The answer is a hesitant "yes" with a couple of "gotchas". The 1 minute delay in both seeing and responding to price changes can be a challenge. I'm attempting that by using limit and stop limit orders. See the posting made yesterday for a starting framework for that.

Good luck
Serge

Thank you so much Umar & Serge for your replies. I really appreciate it.

FYI, I'm a discretionary day-trader looking for place to make his strategies automated, with some Python basics, since I have just started learning python.

  • Umar, What do you mean by "universe will however be limited by dollar volume depending on history pulls (think it was 10% for daily data/ 5% for minutes)" ?

  • Serge, How is it going for you ?

Many thanks

Youness,

My programming time is limited by my daily investor advisor activities, so I have not yet finished my day trading algo and launched it. I am optimistic that I can make it work. So far, though, my conclusions are that it can only be tested on on IB trading account, as opposed to a Quantopian one. That is because Q's version will always report incorrect (too high or too low) profit/loss statuses on day trades. That's because the order object, which you can monitor, surprisingly does not contain a "transaction price" attribute! So how in the heck can you judge what you made or lost on a trade?

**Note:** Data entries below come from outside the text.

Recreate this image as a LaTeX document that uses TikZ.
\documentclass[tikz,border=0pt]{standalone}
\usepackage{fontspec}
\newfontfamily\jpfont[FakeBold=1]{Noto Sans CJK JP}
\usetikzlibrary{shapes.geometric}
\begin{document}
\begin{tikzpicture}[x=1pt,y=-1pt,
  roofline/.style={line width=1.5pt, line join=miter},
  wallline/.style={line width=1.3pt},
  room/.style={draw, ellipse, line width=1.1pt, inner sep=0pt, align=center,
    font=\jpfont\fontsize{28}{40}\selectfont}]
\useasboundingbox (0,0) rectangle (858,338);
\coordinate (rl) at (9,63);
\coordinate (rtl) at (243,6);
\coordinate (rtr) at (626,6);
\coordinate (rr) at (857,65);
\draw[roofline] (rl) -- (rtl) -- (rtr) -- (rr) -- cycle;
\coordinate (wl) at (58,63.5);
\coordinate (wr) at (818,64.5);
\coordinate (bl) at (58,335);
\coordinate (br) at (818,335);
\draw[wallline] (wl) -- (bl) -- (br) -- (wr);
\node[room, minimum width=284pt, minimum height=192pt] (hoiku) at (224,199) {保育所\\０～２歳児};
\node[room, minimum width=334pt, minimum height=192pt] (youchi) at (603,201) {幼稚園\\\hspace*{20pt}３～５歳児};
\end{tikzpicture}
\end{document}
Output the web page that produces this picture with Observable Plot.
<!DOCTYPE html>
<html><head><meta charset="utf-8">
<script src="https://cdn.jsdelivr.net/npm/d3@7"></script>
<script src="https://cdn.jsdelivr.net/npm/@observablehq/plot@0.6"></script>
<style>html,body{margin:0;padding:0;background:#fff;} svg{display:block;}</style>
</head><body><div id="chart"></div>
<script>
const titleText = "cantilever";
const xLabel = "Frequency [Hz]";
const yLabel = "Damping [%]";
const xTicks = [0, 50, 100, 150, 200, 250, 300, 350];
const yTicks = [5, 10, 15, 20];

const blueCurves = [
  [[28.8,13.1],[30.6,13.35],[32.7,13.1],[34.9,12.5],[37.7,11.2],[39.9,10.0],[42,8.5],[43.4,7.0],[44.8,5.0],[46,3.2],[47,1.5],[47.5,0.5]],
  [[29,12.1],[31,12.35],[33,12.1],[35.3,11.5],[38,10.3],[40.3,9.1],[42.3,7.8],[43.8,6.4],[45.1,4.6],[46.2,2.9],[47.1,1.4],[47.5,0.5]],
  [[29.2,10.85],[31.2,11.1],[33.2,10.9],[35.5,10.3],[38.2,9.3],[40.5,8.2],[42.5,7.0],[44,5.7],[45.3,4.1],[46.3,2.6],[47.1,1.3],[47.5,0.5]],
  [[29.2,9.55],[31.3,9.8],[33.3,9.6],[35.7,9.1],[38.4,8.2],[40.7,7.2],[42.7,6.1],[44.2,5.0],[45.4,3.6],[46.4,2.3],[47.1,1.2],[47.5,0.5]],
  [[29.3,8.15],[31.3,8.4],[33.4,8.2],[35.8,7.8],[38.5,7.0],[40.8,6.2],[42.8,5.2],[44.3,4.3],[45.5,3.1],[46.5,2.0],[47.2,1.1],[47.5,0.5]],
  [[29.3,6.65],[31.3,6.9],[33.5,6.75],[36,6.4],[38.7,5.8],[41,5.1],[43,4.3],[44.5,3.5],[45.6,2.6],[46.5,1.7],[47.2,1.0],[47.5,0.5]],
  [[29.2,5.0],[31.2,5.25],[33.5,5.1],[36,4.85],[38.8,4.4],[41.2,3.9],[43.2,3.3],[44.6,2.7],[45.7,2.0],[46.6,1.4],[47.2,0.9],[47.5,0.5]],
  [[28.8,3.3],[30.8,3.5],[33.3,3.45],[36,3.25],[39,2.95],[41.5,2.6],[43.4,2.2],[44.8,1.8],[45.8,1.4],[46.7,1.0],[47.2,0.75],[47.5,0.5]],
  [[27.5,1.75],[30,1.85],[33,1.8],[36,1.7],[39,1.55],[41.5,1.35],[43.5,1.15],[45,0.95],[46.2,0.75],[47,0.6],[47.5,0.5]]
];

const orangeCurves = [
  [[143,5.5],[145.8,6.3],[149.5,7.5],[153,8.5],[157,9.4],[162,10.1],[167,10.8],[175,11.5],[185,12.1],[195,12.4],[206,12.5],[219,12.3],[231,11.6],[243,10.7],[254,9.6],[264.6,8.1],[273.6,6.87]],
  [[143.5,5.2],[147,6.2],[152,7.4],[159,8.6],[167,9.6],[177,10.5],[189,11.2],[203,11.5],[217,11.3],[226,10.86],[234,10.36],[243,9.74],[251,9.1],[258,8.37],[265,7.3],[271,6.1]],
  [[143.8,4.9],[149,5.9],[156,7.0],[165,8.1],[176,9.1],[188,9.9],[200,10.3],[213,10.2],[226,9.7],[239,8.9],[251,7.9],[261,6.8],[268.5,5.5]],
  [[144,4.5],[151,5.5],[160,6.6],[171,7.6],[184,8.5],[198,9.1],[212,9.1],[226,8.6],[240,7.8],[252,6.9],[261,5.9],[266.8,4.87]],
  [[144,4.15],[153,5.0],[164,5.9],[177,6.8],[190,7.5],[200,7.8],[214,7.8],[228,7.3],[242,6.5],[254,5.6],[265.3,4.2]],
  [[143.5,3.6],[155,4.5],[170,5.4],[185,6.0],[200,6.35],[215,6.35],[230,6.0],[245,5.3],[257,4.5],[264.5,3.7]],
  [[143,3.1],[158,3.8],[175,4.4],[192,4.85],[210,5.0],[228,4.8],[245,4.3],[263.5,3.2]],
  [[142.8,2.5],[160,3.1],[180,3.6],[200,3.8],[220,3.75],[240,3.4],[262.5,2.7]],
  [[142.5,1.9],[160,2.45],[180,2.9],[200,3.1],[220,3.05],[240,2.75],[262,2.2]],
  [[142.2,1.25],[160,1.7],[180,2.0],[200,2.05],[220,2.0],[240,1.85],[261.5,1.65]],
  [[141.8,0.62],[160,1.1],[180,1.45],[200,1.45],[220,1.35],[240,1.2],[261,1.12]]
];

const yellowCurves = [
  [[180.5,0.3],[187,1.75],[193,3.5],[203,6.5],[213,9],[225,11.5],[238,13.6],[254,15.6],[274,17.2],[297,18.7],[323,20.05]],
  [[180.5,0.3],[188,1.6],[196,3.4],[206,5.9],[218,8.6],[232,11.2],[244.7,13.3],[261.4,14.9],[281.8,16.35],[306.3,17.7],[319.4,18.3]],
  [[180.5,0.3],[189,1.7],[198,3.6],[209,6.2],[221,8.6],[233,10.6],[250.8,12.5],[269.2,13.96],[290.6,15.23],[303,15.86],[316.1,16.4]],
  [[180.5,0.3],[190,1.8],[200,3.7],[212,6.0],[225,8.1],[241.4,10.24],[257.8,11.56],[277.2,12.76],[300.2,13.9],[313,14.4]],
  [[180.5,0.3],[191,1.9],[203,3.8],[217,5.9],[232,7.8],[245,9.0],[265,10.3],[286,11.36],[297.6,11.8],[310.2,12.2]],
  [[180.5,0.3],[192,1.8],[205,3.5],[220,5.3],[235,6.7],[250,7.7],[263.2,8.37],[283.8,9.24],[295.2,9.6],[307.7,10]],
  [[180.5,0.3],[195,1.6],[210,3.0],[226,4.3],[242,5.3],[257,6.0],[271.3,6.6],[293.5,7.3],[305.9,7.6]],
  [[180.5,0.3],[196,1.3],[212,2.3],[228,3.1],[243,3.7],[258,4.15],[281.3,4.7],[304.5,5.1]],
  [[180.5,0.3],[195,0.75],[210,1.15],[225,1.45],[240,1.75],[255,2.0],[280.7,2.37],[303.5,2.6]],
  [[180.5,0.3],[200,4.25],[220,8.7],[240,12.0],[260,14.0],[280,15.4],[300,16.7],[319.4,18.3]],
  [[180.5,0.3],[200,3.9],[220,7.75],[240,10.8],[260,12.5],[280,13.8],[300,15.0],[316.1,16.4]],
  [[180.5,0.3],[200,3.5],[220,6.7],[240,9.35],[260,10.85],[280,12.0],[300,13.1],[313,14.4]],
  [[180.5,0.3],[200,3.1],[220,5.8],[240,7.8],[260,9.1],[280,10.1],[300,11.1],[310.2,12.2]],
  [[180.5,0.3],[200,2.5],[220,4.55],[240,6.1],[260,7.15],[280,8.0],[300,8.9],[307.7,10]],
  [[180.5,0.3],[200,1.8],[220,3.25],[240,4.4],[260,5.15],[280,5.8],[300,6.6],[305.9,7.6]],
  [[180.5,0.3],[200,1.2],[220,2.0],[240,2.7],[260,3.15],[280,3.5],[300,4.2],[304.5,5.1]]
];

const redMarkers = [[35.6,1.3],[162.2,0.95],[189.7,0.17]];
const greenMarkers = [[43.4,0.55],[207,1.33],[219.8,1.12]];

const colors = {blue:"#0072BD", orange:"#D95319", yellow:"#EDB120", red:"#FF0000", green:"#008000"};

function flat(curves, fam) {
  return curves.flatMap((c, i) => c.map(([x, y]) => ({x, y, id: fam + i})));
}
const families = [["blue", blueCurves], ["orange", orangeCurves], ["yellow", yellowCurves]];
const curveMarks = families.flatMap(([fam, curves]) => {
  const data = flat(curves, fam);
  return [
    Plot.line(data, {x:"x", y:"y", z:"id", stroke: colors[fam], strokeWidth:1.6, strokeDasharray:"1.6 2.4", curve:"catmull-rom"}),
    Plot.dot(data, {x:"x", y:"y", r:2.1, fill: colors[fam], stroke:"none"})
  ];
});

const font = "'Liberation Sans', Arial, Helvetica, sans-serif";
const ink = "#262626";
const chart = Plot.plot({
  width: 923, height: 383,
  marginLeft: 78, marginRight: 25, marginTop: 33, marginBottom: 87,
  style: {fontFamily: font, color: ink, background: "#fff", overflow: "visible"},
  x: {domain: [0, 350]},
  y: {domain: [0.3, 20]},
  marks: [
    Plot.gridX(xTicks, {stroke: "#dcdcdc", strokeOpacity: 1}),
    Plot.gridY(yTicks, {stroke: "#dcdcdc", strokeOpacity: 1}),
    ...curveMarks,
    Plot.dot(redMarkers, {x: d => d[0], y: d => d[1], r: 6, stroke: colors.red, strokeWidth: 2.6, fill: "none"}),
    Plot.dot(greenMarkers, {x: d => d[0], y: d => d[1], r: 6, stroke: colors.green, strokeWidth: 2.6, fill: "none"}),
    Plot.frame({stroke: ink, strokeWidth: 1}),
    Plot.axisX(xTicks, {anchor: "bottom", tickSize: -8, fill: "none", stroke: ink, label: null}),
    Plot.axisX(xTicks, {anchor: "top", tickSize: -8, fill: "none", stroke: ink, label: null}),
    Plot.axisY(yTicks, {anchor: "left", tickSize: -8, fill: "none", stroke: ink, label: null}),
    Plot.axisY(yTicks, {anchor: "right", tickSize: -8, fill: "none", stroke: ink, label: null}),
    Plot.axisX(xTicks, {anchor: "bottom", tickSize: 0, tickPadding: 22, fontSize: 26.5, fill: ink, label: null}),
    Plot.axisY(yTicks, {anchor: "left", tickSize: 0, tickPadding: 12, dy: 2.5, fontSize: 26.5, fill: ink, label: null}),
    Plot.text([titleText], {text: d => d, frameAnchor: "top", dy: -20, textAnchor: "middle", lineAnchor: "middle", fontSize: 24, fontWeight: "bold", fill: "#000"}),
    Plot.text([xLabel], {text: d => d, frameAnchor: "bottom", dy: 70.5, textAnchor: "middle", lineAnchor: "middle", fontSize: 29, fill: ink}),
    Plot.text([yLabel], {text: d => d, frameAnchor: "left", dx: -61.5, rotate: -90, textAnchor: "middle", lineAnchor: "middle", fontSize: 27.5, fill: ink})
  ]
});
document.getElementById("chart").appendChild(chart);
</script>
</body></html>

The Q framework is a wonderful one, but day trading obviously did not fit within the designers' conceptual framework of profitable activities, so no priority has been given to fixing such lapses. I do not expect this to change in the near future. Now if somebody like you or me can show Q's management team a day trading algo averaging 50 or 100 basis points profits per day, I think they might be inclined to change their view...

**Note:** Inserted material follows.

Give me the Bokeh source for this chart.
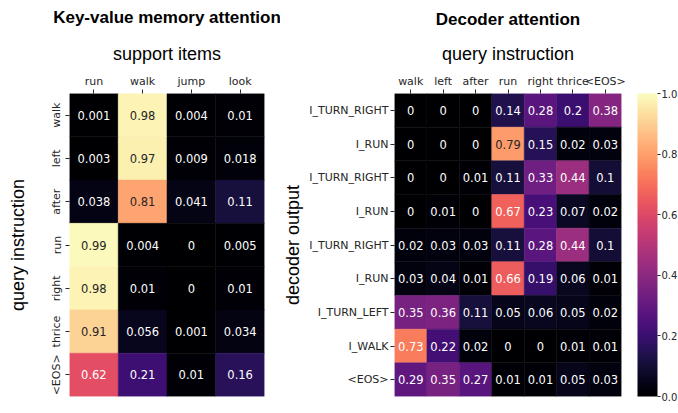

My workaround will be a) to use stop and stop limits on all trades (I do that anyways) and b) to use IB 's own measurement reporting to judge the profits and losses of trades. You must be cautious with accessing IB 's account trading through Q. Connecting to it through TWS to view trading activity will stop the Q algo if performed during regular trading hours. And it will only restart the next day.

If I run the algo on IB's paper trading account and see it is making money, I'll be comfortable launching it in a real world money app. I've side traded IB's paper trading account with a live acount on identical trades over many years, and found that the paper trading results are surprisingly accurate. The exception to that is on thinly traded stocks, where your buying volume severely impacts the fill prices, which is not properly accounted for in IB's paper trading reports. But I don't trade low volume stocks in day trading activities for just that reason.

Hope this makes sense. Let me know how you fare. Good luck!